DESCRIPTION OF THE TASK:
Exactly the lines from the line holding "What Plotly code" to the line holding "marker=dict(color=C_LINE, size=20), showlegend=False))", both lines included, are to be echoed; pictures are not.

DATA TO PROCESS:
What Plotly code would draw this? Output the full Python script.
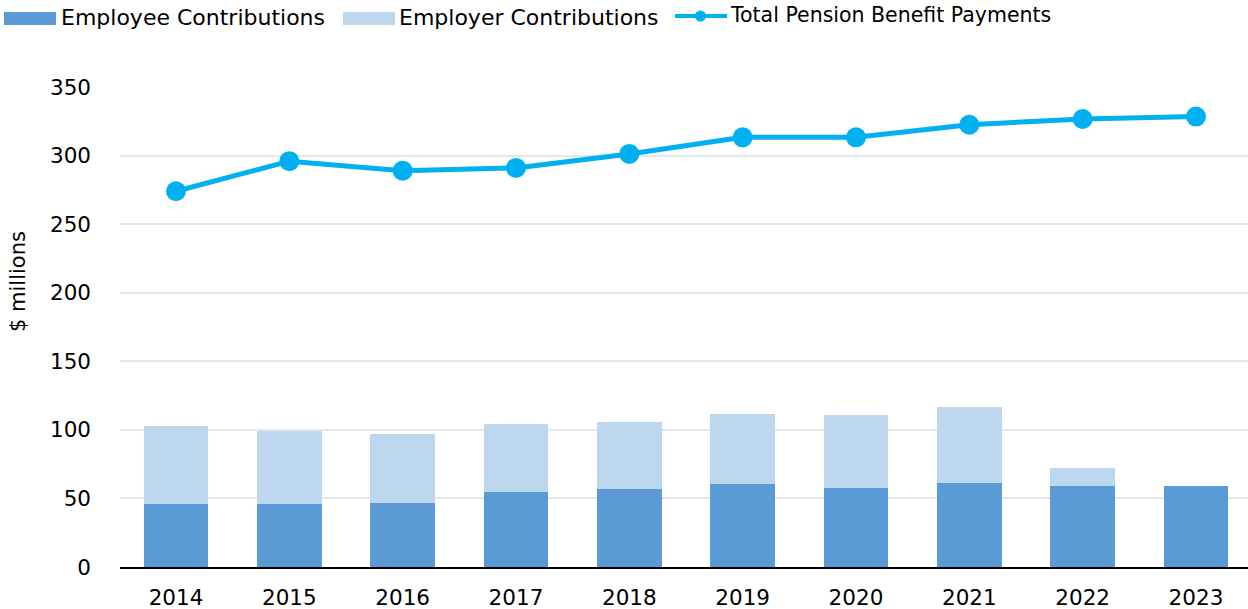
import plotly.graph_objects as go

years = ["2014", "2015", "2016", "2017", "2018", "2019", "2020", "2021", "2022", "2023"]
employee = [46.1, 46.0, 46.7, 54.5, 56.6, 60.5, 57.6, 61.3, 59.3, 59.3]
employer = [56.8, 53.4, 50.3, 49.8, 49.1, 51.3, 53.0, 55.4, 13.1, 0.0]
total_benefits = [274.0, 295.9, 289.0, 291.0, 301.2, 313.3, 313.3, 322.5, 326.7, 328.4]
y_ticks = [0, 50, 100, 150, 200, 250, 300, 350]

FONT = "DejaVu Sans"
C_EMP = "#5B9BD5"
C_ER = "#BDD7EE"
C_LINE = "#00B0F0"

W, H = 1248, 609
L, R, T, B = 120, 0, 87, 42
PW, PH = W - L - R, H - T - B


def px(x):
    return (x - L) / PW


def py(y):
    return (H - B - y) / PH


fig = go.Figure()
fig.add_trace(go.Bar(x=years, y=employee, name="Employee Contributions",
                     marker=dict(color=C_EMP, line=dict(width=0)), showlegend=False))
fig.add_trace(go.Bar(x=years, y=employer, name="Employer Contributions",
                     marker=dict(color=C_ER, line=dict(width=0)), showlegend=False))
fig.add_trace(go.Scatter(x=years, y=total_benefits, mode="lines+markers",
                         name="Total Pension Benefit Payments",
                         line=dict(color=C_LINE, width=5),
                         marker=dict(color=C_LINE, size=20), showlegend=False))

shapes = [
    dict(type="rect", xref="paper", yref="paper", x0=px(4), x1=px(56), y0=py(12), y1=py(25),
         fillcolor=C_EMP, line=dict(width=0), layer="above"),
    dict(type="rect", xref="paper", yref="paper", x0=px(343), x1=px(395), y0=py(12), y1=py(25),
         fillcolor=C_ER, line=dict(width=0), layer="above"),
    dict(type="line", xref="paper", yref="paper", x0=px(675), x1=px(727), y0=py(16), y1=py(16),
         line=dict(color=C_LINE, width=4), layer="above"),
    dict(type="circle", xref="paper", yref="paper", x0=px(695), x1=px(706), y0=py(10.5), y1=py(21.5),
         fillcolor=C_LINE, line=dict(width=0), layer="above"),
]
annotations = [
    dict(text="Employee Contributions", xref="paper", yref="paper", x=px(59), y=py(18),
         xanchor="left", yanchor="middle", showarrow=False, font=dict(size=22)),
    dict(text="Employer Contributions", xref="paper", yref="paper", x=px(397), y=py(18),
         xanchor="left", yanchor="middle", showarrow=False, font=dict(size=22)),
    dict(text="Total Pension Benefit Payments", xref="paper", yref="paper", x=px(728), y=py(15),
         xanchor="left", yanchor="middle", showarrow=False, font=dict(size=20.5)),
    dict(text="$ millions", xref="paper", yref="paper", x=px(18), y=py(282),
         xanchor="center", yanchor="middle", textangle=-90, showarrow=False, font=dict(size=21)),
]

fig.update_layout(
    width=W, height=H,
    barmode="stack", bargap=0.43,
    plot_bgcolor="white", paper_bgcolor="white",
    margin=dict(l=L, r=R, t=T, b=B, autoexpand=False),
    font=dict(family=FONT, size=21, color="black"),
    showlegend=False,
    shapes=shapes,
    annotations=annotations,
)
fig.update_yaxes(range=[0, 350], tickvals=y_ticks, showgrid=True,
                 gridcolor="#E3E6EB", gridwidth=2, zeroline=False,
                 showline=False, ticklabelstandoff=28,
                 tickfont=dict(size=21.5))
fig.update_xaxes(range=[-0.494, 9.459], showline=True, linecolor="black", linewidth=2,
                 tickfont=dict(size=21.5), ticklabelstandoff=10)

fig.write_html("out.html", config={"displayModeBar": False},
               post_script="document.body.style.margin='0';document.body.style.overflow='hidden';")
...
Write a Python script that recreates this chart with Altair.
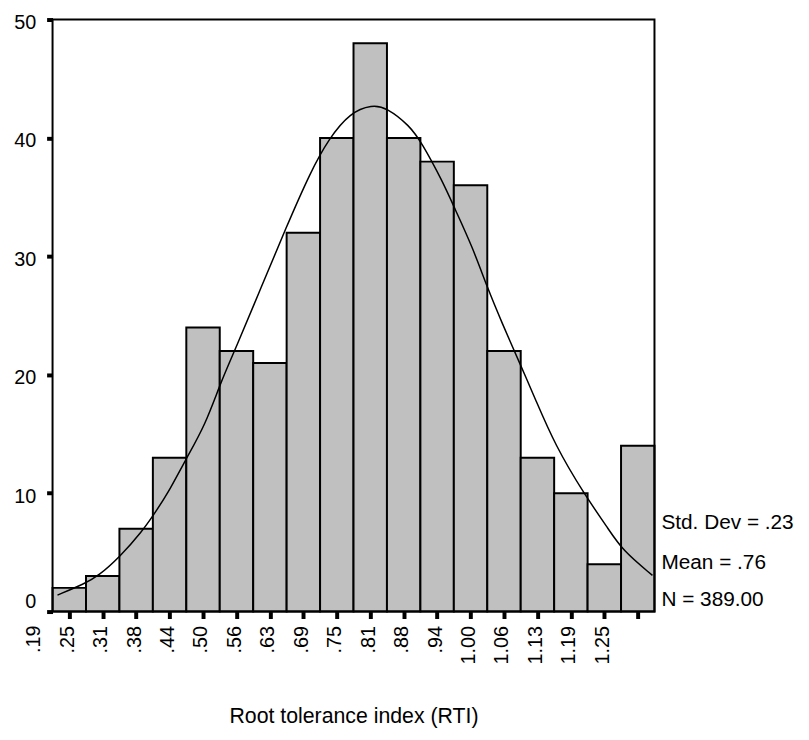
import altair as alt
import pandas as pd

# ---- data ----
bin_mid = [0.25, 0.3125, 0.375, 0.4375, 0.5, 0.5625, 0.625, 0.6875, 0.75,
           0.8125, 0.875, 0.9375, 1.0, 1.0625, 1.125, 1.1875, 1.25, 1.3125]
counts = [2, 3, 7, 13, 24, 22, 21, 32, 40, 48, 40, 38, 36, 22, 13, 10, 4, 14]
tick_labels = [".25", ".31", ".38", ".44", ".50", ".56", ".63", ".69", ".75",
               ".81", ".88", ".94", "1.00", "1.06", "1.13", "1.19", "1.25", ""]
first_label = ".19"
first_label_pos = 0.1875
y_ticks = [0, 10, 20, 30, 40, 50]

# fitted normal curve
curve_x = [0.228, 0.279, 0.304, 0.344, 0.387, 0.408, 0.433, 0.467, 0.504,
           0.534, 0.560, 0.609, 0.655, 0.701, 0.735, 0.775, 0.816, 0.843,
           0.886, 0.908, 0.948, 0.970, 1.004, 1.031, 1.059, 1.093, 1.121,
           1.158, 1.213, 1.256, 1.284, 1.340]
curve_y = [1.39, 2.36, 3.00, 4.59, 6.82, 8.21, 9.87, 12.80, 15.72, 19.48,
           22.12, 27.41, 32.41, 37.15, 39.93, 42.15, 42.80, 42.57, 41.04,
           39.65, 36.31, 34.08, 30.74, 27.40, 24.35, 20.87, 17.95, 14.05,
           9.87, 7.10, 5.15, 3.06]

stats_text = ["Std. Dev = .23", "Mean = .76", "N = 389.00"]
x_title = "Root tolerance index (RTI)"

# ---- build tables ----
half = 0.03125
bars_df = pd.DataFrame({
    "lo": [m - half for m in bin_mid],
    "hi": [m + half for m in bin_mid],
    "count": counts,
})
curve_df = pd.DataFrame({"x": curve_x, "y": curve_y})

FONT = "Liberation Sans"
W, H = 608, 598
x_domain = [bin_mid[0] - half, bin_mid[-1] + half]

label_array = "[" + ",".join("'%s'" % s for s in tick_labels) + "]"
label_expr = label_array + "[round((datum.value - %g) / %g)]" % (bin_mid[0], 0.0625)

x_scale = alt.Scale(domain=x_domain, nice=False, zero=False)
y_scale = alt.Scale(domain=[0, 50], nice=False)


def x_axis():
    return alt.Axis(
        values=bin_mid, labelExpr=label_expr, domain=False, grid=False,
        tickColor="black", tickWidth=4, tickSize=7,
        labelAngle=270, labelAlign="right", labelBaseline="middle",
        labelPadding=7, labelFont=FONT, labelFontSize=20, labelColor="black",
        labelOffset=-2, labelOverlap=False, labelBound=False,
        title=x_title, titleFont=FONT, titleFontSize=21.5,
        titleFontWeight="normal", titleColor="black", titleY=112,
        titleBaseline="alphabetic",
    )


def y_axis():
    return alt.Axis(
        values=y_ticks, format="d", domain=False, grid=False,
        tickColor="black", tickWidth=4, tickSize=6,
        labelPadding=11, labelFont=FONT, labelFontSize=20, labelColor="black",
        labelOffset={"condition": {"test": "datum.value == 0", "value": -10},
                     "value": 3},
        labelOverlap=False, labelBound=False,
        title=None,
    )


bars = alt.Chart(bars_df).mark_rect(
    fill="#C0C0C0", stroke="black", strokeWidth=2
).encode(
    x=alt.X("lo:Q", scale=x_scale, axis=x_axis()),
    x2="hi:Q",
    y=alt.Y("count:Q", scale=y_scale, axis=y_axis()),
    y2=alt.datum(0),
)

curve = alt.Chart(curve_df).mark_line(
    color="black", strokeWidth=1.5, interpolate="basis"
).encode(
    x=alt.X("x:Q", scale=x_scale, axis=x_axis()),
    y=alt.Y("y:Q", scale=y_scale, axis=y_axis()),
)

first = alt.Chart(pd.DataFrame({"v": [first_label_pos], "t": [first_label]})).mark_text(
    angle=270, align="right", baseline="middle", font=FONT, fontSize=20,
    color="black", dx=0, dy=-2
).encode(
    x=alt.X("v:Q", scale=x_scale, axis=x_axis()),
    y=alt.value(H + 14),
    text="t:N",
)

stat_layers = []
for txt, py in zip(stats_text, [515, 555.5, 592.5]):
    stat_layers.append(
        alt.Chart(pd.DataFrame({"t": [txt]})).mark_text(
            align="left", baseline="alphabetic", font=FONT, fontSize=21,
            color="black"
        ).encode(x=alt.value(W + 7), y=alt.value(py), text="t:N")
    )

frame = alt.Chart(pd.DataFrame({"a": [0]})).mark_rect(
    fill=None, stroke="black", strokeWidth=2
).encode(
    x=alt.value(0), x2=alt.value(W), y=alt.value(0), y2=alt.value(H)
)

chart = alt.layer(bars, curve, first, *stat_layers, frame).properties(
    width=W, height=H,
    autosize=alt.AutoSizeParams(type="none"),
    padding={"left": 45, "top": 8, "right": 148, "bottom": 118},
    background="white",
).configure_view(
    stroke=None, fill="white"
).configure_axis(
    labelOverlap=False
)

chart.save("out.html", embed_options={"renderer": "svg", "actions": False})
...
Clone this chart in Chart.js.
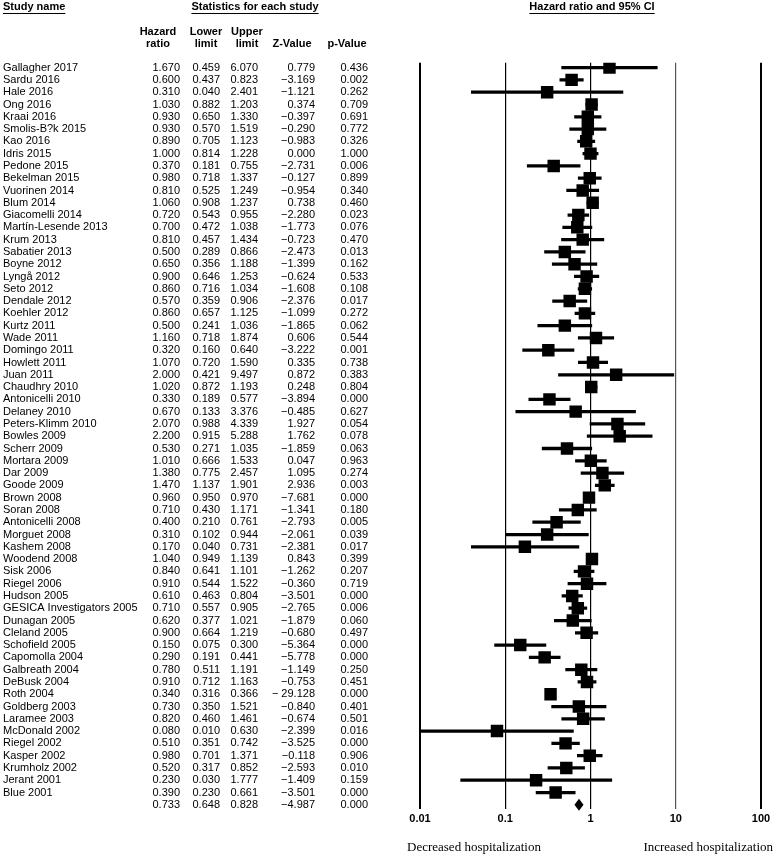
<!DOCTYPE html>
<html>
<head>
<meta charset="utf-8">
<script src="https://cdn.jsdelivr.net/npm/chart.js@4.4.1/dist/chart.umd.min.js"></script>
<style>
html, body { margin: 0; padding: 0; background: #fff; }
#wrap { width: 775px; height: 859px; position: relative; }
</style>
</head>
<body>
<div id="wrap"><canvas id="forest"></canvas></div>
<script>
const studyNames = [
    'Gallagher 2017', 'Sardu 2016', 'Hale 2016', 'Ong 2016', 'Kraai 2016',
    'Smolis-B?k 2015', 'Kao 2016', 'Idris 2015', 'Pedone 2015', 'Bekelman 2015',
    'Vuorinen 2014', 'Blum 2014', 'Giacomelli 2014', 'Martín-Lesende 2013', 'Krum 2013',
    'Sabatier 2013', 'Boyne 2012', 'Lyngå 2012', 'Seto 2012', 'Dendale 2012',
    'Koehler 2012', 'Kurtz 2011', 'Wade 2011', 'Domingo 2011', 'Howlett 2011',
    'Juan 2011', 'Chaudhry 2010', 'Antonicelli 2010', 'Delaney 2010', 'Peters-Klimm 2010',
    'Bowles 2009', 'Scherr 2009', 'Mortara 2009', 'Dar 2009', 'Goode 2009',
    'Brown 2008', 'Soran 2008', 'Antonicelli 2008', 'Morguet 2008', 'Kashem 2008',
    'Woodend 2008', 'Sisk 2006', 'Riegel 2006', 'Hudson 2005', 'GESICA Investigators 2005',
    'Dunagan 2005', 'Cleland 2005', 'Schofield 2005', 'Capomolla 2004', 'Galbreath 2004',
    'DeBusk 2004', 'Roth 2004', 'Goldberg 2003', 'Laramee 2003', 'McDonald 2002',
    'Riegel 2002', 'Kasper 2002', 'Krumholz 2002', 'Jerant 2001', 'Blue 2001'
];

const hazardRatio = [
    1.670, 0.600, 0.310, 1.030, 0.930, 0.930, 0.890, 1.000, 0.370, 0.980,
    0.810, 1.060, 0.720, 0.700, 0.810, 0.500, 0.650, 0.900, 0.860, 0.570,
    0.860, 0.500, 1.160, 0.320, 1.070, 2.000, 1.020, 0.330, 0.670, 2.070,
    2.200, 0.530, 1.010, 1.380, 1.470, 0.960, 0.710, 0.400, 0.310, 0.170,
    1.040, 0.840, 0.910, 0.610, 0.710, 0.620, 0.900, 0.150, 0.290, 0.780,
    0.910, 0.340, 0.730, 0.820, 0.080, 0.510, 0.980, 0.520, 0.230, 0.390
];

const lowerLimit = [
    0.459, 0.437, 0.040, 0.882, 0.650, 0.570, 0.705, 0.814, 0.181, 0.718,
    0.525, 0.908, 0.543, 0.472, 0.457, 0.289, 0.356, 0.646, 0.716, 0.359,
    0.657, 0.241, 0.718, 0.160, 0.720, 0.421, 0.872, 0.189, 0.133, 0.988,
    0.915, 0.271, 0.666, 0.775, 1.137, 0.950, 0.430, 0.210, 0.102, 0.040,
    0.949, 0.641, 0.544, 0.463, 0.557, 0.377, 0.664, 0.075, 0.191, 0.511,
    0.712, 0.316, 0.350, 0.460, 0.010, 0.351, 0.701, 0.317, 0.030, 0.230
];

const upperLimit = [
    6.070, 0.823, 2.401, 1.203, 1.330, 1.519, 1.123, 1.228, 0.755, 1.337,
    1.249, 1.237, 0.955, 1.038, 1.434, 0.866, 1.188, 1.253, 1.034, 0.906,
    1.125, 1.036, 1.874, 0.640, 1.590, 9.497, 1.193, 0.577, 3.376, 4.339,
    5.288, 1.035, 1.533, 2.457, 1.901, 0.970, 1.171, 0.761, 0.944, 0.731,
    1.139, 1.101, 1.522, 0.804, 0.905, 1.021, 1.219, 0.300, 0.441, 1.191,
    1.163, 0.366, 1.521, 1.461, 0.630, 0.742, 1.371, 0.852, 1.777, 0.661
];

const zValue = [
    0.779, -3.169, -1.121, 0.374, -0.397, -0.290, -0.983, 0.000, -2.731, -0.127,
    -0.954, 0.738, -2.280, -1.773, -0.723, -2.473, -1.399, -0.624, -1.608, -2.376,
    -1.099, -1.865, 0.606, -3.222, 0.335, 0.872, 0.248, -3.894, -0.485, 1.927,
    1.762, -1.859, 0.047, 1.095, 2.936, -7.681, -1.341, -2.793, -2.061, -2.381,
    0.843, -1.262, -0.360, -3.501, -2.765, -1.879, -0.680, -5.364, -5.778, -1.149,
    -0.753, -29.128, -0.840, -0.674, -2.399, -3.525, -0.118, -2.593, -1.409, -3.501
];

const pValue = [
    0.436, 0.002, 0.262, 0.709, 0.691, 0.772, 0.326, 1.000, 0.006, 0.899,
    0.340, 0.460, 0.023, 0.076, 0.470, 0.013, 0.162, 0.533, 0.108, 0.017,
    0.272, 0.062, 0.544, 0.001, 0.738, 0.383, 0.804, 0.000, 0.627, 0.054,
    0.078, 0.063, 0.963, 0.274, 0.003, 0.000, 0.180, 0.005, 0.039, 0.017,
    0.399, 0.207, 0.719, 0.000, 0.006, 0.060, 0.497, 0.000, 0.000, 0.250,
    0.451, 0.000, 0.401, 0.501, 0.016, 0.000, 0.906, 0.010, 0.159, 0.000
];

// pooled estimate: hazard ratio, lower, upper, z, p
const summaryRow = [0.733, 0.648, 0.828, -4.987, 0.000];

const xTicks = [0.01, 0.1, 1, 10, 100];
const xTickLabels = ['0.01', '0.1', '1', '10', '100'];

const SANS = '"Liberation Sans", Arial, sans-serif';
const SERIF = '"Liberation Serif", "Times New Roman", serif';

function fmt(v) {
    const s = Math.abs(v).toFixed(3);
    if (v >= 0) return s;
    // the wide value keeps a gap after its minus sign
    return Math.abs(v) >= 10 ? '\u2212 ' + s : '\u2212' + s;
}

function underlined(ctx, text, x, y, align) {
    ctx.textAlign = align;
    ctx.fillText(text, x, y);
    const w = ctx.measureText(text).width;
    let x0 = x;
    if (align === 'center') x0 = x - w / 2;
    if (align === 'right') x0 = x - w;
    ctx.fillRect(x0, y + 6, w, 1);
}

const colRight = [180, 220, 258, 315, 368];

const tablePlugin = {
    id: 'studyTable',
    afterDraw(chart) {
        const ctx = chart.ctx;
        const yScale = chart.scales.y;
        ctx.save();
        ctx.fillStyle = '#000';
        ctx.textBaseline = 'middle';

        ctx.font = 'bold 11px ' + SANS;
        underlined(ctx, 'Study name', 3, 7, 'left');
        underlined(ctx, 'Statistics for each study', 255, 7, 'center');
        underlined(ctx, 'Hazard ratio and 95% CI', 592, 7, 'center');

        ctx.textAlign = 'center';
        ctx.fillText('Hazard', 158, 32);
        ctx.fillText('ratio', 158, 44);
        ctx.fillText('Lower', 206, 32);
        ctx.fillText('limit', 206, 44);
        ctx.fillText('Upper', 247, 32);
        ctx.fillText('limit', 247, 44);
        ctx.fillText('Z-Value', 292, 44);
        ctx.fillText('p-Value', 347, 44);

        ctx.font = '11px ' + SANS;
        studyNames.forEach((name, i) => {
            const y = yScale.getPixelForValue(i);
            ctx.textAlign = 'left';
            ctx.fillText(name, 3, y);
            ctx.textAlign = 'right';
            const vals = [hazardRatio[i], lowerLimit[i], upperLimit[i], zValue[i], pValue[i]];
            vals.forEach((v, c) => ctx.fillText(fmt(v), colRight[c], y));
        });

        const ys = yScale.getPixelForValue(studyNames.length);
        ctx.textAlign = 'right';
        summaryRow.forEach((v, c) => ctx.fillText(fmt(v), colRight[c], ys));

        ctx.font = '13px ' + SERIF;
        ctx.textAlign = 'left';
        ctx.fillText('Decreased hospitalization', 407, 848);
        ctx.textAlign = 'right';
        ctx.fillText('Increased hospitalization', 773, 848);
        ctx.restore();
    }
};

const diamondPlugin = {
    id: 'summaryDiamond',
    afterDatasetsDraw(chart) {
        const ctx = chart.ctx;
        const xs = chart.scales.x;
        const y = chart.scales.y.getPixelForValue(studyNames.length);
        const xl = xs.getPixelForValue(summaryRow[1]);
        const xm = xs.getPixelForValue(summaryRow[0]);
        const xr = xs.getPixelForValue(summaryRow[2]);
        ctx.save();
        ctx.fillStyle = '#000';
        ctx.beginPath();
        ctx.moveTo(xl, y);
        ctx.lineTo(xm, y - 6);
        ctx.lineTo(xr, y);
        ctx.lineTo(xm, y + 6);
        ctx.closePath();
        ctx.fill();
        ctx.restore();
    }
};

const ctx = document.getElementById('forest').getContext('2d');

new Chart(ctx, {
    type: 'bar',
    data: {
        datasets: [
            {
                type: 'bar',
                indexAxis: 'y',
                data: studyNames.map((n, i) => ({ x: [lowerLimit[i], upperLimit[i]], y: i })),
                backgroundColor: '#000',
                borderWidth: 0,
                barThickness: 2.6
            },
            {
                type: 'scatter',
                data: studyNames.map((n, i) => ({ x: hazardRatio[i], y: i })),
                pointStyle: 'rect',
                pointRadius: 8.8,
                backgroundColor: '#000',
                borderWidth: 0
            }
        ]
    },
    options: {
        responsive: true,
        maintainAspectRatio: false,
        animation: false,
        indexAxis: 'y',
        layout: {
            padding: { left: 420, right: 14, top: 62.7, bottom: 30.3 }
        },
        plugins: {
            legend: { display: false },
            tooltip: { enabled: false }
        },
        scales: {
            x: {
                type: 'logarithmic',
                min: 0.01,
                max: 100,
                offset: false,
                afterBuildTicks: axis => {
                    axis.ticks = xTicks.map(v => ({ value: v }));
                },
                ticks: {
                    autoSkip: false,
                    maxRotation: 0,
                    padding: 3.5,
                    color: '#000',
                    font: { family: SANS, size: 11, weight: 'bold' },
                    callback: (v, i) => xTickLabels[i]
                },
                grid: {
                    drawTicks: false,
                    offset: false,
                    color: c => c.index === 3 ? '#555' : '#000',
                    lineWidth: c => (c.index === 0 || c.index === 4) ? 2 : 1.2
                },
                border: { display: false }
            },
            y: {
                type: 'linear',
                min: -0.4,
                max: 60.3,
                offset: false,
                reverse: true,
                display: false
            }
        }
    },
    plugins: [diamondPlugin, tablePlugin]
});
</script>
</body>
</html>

RESULT OF THE TASK:
What Plotly code would draw this? Output the full Python script.
import plotly.graph_objects as go

years = ["2014", "2015", "2016", "2017", "2018", "2019", "2020", "2021", "2022", "2023"]
employee = [46.1, 46.0, 46.7, 54.5, 56.6, 60.5, 57.6, 61.3, 59.3, 59.3]
employer = [56.8, 53.4, 50.3, 49.8, 49.1, 51.3, 53.0, 55.4, 13.1, 0.0]
total_benefits = [274.0, 295.9, 289.0, 291.0, 301.2, 313.3, 313.3, 322.5, 326.7, 328.4]
y_ticks = [0, 50, 100, 150, 200, 250, 300, 350]

FONT = "DejaVu Sans"
C_EMP = "#5B9BD5"
C_ER = "#BDD7EE"
C_LINE = "#00B0F0"

W, H = 1248, 609
L, R, T, B = 120, 0, 87, 42
PW, PH = W - L - R, H - T - B


def px(x):
    return (x - L) / PW


def py(y):
    return (H - B - y) / PH


fig = go.Figure()
fig.add_trace(go.Bar(x=years, y=employee, name="Employee Contributions",
                     marker=dict(color=C_EMP, line=dict(width=0)), showlegend=False))
fig.add_trace(go.Bar(x=years, y=employer, name="Employer Contributions",
                     marker=dict(color=C_ER, line=dict(width=0)), showlegend=False))
fig.add_trace(go.Scatter(x=years, y=total_benefits, mode="lines+markers",
                         name="Total Pension Benefit Payments",
                         line=dict(color=C_LINE, width=5),
                         marker=dict(color=C_LINE, size=20), showlegend=False))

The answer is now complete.